**SUPPLIED MATERIAL**

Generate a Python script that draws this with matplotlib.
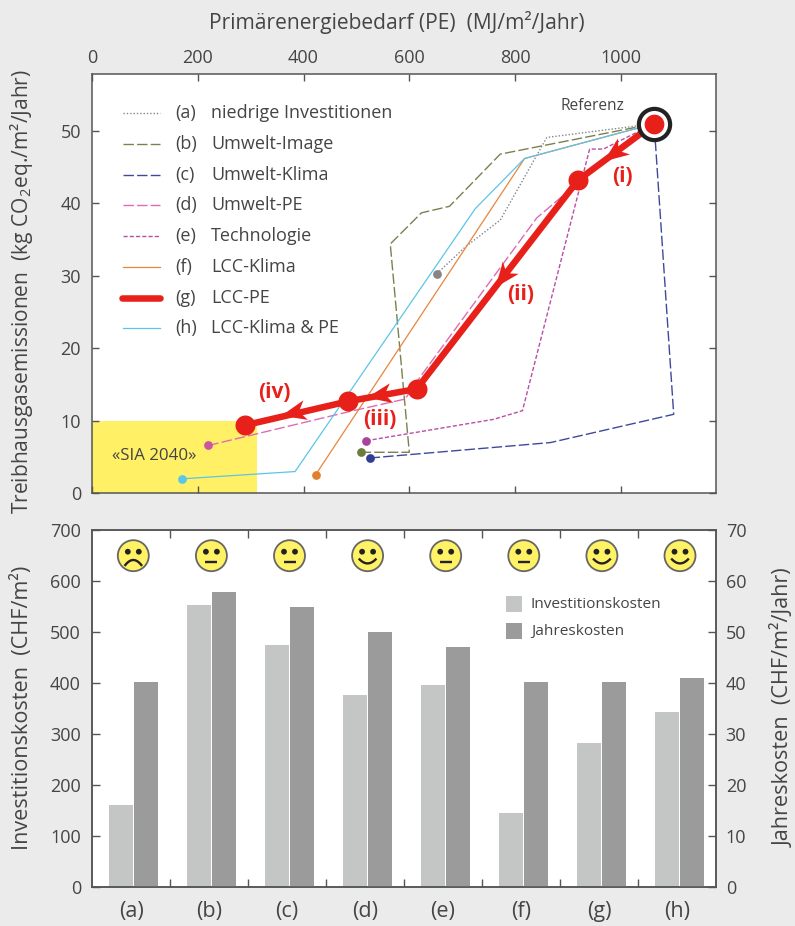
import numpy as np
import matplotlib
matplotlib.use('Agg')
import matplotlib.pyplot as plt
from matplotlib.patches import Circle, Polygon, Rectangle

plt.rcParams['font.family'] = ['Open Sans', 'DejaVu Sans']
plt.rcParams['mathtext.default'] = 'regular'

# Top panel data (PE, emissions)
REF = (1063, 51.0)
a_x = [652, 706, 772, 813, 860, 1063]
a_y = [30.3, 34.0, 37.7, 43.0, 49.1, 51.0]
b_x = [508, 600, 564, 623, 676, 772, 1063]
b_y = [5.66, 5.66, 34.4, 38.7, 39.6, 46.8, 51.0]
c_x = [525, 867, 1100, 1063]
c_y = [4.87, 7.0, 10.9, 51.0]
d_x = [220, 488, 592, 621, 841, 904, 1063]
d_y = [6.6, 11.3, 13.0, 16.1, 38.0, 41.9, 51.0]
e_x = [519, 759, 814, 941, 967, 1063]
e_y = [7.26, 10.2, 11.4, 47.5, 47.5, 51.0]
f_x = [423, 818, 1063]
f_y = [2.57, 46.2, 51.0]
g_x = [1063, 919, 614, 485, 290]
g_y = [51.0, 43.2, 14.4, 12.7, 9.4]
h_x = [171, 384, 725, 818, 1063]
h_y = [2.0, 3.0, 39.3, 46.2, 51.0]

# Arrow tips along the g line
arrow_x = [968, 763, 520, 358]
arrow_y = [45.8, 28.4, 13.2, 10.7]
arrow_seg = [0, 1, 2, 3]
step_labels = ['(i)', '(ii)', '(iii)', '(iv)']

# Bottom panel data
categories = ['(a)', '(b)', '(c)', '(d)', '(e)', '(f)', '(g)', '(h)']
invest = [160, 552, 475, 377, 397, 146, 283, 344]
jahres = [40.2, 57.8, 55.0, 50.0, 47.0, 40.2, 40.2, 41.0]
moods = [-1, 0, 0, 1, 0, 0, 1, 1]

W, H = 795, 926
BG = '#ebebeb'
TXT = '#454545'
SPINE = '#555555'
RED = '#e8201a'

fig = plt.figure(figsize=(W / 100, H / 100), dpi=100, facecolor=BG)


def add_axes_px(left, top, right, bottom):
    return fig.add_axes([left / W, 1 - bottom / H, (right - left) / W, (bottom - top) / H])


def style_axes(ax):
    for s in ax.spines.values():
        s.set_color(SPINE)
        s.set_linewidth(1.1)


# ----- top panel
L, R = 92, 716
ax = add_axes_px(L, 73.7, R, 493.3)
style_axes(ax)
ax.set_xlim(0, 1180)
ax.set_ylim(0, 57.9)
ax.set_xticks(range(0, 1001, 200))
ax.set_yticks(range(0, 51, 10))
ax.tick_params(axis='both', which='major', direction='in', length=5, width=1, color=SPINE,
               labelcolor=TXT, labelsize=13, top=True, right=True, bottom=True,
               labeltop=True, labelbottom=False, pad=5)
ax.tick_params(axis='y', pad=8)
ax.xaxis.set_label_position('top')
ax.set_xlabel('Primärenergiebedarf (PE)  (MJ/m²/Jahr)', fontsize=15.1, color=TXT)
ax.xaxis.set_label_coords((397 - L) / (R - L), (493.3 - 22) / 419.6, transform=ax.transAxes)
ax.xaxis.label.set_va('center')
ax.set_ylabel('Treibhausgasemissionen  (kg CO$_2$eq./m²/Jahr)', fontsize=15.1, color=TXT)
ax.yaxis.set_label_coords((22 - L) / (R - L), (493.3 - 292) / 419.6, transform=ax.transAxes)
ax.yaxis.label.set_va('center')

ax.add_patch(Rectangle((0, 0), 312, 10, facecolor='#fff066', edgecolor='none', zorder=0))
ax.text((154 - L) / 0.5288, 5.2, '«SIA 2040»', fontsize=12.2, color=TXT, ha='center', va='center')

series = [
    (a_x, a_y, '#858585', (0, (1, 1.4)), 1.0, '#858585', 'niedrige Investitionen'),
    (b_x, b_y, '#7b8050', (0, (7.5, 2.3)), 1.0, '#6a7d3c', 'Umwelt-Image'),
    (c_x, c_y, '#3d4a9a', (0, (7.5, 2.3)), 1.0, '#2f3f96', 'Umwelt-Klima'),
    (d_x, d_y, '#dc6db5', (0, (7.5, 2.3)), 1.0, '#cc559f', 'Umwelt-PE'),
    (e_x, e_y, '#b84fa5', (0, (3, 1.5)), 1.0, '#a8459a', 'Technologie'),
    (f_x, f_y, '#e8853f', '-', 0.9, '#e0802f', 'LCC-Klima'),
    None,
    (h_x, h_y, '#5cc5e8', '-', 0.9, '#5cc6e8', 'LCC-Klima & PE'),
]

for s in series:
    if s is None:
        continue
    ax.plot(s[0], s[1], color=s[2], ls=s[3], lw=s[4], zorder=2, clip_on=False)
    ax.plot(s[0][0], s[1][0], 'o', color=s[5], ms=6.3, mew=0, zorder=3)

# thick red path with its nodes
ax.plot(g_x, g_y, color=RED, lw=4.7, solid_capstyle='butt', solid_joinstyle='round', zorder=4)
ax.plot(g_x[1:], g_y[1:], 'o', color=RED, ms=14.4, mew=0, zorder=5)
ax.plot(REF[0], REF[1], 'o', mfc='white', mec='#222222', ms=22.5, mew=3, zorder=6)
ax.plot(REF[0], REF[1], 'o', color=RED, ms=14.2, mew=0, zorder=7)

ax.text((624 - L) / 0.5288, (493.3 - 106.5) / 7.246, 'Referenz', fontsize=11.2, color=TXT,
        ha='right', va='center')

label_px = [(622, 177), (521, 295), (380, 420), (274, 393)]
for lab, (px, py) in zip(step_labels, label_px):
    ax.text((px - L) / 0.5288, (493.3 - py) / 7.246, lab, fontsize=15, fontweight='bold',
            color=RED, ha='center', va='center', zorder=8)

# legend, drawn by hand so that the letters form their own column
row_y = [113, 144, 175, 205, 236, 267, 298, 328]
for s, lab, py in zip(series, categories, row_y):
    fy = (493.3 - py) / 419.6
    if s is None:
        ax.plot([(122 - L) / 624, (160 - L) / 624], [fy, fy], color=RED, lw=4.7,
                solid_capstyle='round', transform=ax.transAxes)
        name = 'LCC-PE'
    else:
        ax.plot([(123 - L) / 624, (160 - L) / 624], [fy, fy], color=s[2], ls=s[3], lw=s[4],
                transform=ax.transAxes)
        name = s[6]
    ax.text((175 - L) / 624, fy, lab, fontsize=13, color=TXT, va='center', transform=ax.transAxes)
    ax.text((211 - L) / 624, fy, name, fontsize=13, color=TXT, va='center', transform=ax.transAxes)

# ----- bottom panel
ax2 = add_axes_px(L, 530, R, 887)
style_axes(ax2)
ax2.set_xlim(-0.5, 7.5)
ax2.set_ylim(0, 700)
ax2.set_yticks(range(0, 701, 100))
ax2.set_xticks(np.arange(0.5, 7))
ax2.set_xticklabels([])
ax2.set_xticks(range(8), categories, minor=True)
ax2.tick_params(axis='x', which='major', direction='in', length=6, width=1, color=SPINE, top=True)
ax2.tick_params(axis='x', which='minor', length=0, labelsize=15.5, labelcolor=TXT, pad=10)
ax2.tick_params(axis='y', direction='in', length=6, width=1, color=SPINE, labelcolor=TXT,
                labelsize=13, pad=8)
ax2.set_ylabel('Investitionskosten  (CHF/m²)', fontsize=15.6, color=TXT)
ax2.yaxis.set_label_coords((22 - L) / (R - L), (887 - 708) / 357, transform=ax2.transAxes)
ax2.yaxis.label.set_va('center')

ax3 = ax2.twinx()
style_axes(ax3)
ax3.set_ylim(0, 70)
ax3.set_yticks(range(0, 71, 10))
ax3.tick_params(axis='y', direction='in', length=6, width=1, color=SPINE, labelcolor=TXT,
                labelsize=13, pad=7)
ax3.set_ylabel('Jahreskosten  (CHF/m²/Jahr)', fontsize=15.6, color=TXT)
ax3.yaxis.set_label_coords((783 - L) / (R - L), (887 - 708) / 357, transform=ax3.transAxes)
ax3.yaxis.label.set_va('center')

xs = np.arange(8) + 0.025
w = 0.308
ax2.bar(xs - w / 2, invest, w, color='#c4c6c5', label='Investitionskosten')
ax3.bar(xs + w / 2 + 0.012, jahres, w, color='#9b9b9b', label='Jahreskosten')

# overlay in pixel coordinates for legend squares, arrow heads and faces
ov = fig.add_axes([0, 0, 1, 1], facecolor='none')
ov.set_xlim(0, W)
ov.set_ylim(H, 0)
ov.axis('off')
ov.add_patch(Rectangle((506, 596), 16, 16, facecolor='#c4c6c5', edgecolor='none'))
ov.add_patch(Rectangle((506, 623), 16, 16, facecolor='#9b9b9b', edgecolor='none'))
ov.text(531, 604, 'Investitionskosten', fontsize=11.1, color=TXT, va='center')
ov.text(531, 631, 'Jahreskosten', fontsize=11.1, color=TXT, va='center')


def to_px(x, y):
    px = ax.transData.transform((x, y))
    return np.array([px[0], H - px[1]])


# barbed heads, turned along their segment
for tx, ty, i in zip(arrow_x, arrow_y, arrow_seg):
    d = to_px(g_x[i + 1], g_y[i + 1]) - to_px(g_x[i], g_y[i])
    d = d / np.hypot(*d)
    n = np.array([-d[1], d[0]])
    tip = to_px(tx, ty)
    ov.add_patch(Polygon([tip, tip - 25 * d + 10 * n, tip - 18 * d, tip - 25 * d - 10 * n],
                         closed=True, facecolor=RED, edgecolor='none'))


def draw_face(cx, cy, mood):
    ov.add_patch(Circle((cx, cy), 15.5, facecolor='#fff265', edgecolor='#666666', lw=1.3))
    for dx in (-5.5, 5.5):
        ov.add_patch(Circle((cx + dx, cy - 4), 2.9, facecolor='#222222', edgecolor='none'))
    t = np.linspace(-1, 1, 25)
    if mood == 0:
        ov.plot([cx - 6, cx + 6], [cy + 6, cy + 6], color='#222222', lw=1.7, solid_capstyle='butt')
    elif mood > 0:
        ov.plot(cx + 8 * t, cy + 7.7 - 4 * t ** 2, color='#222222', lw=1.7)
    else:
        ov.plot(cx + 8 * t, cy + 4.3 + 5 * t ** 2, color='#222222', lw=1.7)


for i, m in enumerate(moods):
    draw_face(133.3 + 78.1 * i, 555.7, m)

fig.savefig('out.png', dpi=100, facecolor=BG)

**REQUIRED WORK**
Please take the lines from the beginning of the data above through the line holding "return fig.add_axes([left /" and transcribe them exactly, without any pictures.

**REPLY TO THE TASK**
Generate a Python script that draws this with matplotlib.
import numpy as np
import matplotlib
matplotlib.use('Agg')
import matplotlib.pyplot as plt
from matplotlib.patches import Circle, Polygon, Rectangle

plt.rcParams['font.family'] = ['Open Sans', 'DejaVu Sans']
plt.rcParams['mathtext.default'] = 'regular'

# Top panel data (PE, emissions)
REF = (1063, 51.0)
a_x = [652, 706, 772, 813, 860, 1063]
a_y = [30.3, 34.0, 37.7, 43.0, 49.1, 51.0]
b_x = [508, 600, 564, 623, 676, 772, 1063]
b_y = [5.66, 5.66, 34.4, 38.7, 39.6, 46.8, 51.0]
c_x = [525, 867, 1100, 1063]
c_y = [4.87, 7.0, 10.9, 51.0]
d_x = [220, 488, 592, 621, 841, 904, 1063]
d_y = [6.6, 11.3, 13.0, 16.1, 38.0, 41.9, 51.0]
e_x = [519, 759, 814, 941, 967, 1063]
e_y = [7.26, 10.2, 11.4, 47.5, 47.5, 51.0]
f_x = [423, 818, 1063]
f_y = [2.57, 46.2, 51.0]
g_x = [1063, 919, 614, 485, 290]
g_y = [51.0, 43.2, 14.4, 12.7, 9.4]
h_x = [171, 384, 725, 818, 1063]
h_y = [2.0, 3.0, 39.3, 46.2, 51.0]

# Arrow tips along the g line
arrow_x = [968, 763, 520, 358]
arrow_y = [45.8, 28.4, 13.2, 10.7]
arrow_seg = [0, 1, 2, 3]
step_labels = ['(i)', '(ii)', '(iii)', '(iv)']

# Bottom panel data
categories = ['(a)', '(b)', '(c)', '(d)', '(e)', '(f)', '(g)', '(h)']
invest = [160, 552, 475, 377, 397, 146, 283, 344]
jahres = [40.2, 57.8, 55.0, 50.0, 47.0, 40.2, 40.2, 41.0]
moods = [-1, 0, 0, 1, 0, 0, 1, 1]

W, H = 795, 926
BG = '#ebebeb'
TXT = '#454545'
SPINE = '#555555'
RED = '#e8201a'

fig = plt.figure(figsize=(W / 100, H / 100), dpi=100, facecolor=BG)


def add_axes_px(left, top, right, bottom):
    return fig.add_axes([left / W, 1 - bottom / H, (right - left) / W, (bottom - top) / H])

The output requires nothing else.